**TASK:** Copy the data exactly as it appears, and do not include any pictures.

## Begin

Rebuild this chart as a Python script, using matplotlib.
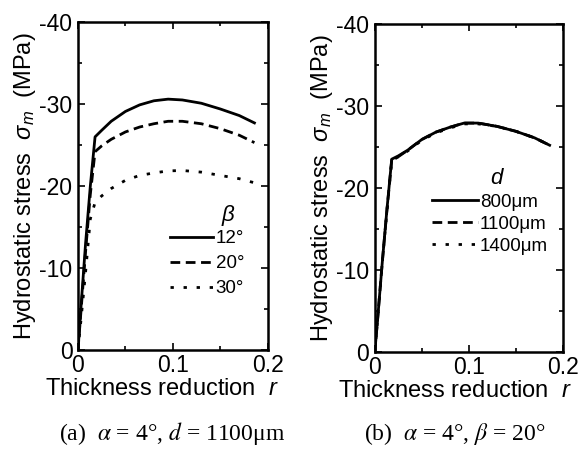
import matplotlib
matplotlib.use("Agg")
import matplotlib.pyplot as plt
from matplotlib.ticker import MultipleLocator

plt.rcParams['font.family'] = ['Liberation Sans', 'DejaVu Sans']
plt.rcParams['axes.unicode_minus'] = False
plt.rcParams['mathtext.fontset'] = 'custom'
plt.rcParams['mathtext.it'] = 'Liberation Sans:italic'
plt.rcParams['mathtext.rm'] = 'Liberation Sans'

# ---- data ----
r = [0, 0.003, 0.008, 0.013, 0.018, 0.025, 0.035, 0.05, 0.065, 0.08, 0.095,
     0.11, 0.13, 0.15, 0.17, 0.186]

beta_labels = ["12°", "20°", "30°"]
sig_b12 = [0, -5, -13, -20, -26, -26.8, -27.9, -29.1, -29.9, -30.4, -30.6,
           -30.5, -30.1, -29.4, -28.6, -27.7]
sig_b20 = [0, -4.5, -12, -19, -24.2, -24.9, -25.7, -26.6, -27.2, -27.6, -27.9,
           -27.9, -27.6, -27.0, -26.2, -25.3]
sig_b30 = [0, -3.5, -9.5, -16.0, -18.0, -18.8, -19.7, -20.7, -21.3, -21.6, -21.85,
           -21.9, -21.7, -21.3, -20.9, -20.4]

d_labels = ["800μm", "1100μm", "1400μm"]
sig_d800 = [0, -4, -11, -17.5, -23.5, -23.9, -24.6, -25.9, -26.8, -27.4, -27.9,
            -27.9, -27.5, -26.9, -26.1, -25.2]
sig_d1100 = [0, -4, -11, -17.4, -23.4, -23.8, -24.6, -25.9, -26.8, -27.4, -27.9,
             -27.9, -27.5, -26.9, -26.1, -25.2]
sig_d1400 = [0, -4, -11, -17.3, -23.3, -23.8, -24.5, -25.8, -26.7, -27.3, -27.8,
             -27.8, -27.5, -26.9, -26.1, -25.2]

styles = ['-', (0, (3.5, 2)), (0, (1.2, 3.5))]

fig = plt.figure(figsize=(5.82, 4.5), dpi=100)
axA = fig.add_axes([0.134, 0.222, 0.326, 0.729])
axB = fig.add_axes([0.644, 0.218, 0.323, 0.729])

def style_ax(ax, xlab_x):
    ax.set_xlim(0, 0.2)
    ax.set_ylim(0, -40)
    ax.xaxis.set_major_locator(MultipleLocator(0.1))
    ax.xaxis.set_minor_locator(MultipleLocator(0.05))
    ax.yaxis.set_major_locator(MultipleLocator(10))
    ax.yaxis.set_minor_locator(MultipleLocator(5))
    ax.set_xticks([0, 0.1, 0.2])
    ax.set_xticklabels(["0", "0.1", "0.2"])
    ax.tick_params(which='both', direction='in', top=True, right=True,
                   labelsize=16.5, width=1.2)
    ax.tick_params(axis='y', pad=4)
    ax.tick_params(axis='x', pad=3)
    ax.tick_params(which='major', length=5)
    ax.tick_params(which='minor', length=3)
    for s in ax.spines.values():
        s.set_linewidth(1.8)
    ax.set_xlabel(r"Thickness reduction  $\mathit{r}$", fontsize=17)
    ax.xaxis.set_label_coords(xlab_x, -0.085)
    ax.set_ylabel(r"Hydrostatic stress  $\mathit{\sigma_m}$  (MPa)", fontsize=17, labelpad=1)

# panel (a)
for ys, lab, ls in zip([sig_b12, sig_b20, sig_b30], beta_labels, styles):
    axA.plot(r, ys, color='black', lw=2, linestyle=ls, label=lab)
style_ax(axA, 0.44)
axA.legend(loc='upper left', bbox_to_anchor=(0.484, 0.365), frameon=False, fontsize=13.5,
           handlelength=2.3, handletextpad=0.15, labelspacing=0.42, borderpad=0,
           borderaxespad=0)
axA.text(0.79, 0.409, r"$\beta$", transform=axA.transAxes, fontsize=16,
         ha='center', va='center')

# panel (b)
for i, (ys, lab, ls) in enumerate(zip([sig_d800, sig_d1100, sig_d1400], d_labels, styles)):
    axB.plot(r, ys, color='black', lw=2, linestyle=ls, label=lab, zorder=5 - i)
style_ax(axB, 0.425)
axB.legend(loc='upper left', bbox_to_anchor=(0.303, 0.482), frameon=False, fontsize=13.5,
           handlelength=2.45, handletextpad=0.12, labelspacing=0.26, borderpad=0,
           borderaxespad=0)
axB.text(0.654, 0.53, r"$d$", transform=axB.transAxes, fontsize=16,
         ha='center', va='center')

# captions
serif = ['Liberation Serif', 'DejaVu Serif']
fig.text(172 / 582, 0.036, r"(a)  $\alpha$ = 4°, $d$ = 1100μm", fontsize=17,
         family=serif, ha='center', va='center', math_fontfamily='stix')
fig.text(455 / 582, 0.036, r"(b)  $\alpha$ = 4°, $\beta$ = 20°", fontsize=17,
         family=serif, ha='center', va='center', math_fontfamily='stix')

fig.savefig("out.png", dpi=100)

## End

**COMPLETED TASK:**
Rebuild this chart as a Python script, using matplotlib.
import matplotlib
matplotlib.use("Agg")
import matplotlib.pyplot as plt
from matplotlib.ticker import MultipleLocator

plt.rcParams['font.family'] = ['Liberation Sans', 'DejaVu Sans']
plt.rcParams['axes.unicode_minus'] = False
plt.rcParams['mathtext.fontset'] = 'custom'
plt.rcParams['mathtext.it'] = 'Liberation Sans:italic'
plt.rcParams['mathtext.rm'] = 'Liberation Sans'

# ---- data ----
r = [0, 0.003, 0.008, 0.013, 0.018, 0.025, 0.035, 0.05, 0.065, 0.08, 0.095,
     0.11, 0.13, 0.15, 0.17, 0.186]

beta_labels = ["12°", "20°", "30°"]
sig_b12 = [0, -5, -13, -20, -26, -26.8, -27.9, -29.1, -29.9, -30.4, -30.6,
           -30.5, -30.1, -29.4, -28.6, -27.7]
sig_b20 = [0, -4.5, -12, -19, -24.2, -24.9, -25.7, -26.6, -27.2, -27.6, -27.9,
           -27.9, -27.6, -27.0, -26.2, -25.3]
sig_b30 = [0, -3.5, -9.5, -16.0, -18.0, -18.8, -19.7, -20.7, -21.3, -21.6, -21.85,
           -21.9, -21.7, -21.3, -20.9, -20.4]

d_labels = ["800μm", "1100μm", "1400μm"]
sig_d800 = [0, -4, -11, -17.5, -23.5, -23.9, -24.6, -25.9, -26.8, -27.4, -27.9,
            -27.9, -27.5, -26.9, -26.1, -25.2]
sig_d1100 = [0, -4, -11, -17.4, -23.4, -23.8, -24.6, -25.9, -26.8, -27.4, -27.9,
             -27.9, -27.5, -26.9, -26.1, -25.2]
sig_d1400 = [0, -4, -11, -17.3, -23.3, -23.8, -24.5, -25.8, -26.7, -27.3, -27.8,
             -27.8, -27.5, -26.9, -26.1, -25.2]

styles = ['-', (0, (3.5, 2)), (0, (1.2, 3.5))]

fig = plt.figure(figsize=(5.82, 4.5), dpi=100)
axA = fig.add_axes([0.134, 0.222, 0.326, 0.729])
axB = fig.add_axes([0.644, 0.218, 0.323, 0.729])

def style_ax(ax, xlab_x):
    ax.set_xlim(0, 0.2)
    ax.set_ylim(0, -40)
    ax.xaxis.set_major_locator(MultipleLocator(0.1))
    ax.xaxis.set_minor_locator(MultipleLocator(0.05))
    ax.yaxis.set_major_locator(MultipleLocator(10))
    ax.yaxis.set_minor_locator(MultipleLocator(5))
    ax.set_xticks([0, 0.1, 0.2])
    ax.set_xticklabels(["0", "0.1", "0.2"])
    ax.tick_params(which='both', direction='in', top=True, right=True,
                   labelsize=16.5, width=1.2)
    ax.tick_params(axis='y', pad=4)
    ax.tick_params(axis='x', pad=3)
    ax.tick_params(which='major', length=5)
    ax.tick_params(which='minor', length=3)
    for s in ax.spines.values():
        s.set_linewidth(1.8)
    ax.set_xlabel(r"Thickness reduction  $\mathit{r}$", fontsize=17)
    ax.xaxis.set_label_coords(xlab_x, -0.085)
    ax.set_ylabel(r"Hydrostatic stress  $\mathit{\sigma_m}$  (MPa)", fontsize=17, labelpad=1)

# panel (a)
for ys, lab, ls in zip([sig_b12, sig_b20, sig_b30], beta_labels, styles):
    axA.plot(r, ys, color='black', lw=2, linestyle=ls, label=lab)
style_ax(axA, 0.44)
axA.legend(loc='upper left', bbox_to_anchor=(0.484, 0.365), frameon=False, fontsize=13.5,
           handlelength=2.3, handletextpad=0.15, labelspacing=0.42, borderpad=0,
           borderaxespad=0)
axA.text(0.79, 0.409, r"$\beta$", transform=axA.transAxes, fontsize=16,
         ha='center', va='center')

# panel (b)
for i, (ys, lab, ls) in enumerate(zip([sig_d800, sig_d1100, sig_d1400], d_labels, styles)):
    axB.plot(r, ys, color='black', lw=2, linestyle=ls, label=lab, zorder=5 - i)
style_ax(axB, 0.425)
axB.legend(loc='upper left', bbox_to_anchor=(0.303, 0.482), frameon=False, fontsize=13.5,
           handlelength=2.45, handletextpad=0.12, labelspacing=0.26, borderpad=0,
           borderaxespad=0)
axB.text(0.654, 0.53, r"$d$", transform=axB.transAxes, fontsize=16,
         ha='center', va='center')

# captions
serif = ['Liberation Serif', 'DejaVu Serif']
fig.text(172 / 582, 0.036, r"(a)  $\alpha$ = 4°, $d$ = 1100μm", fontsize=17,
         family=serif, ha='center', va='center', math_fontfamily='stix')
fig.text(455 / 582, 0.036, r"(b)  $\alpha$ = 4°, $\beta$ = 20°", fontsize=17,
         family=serif, ha='center', va='center', math_fontfamily='stix')

fig.savefig("out.png", dpi=100)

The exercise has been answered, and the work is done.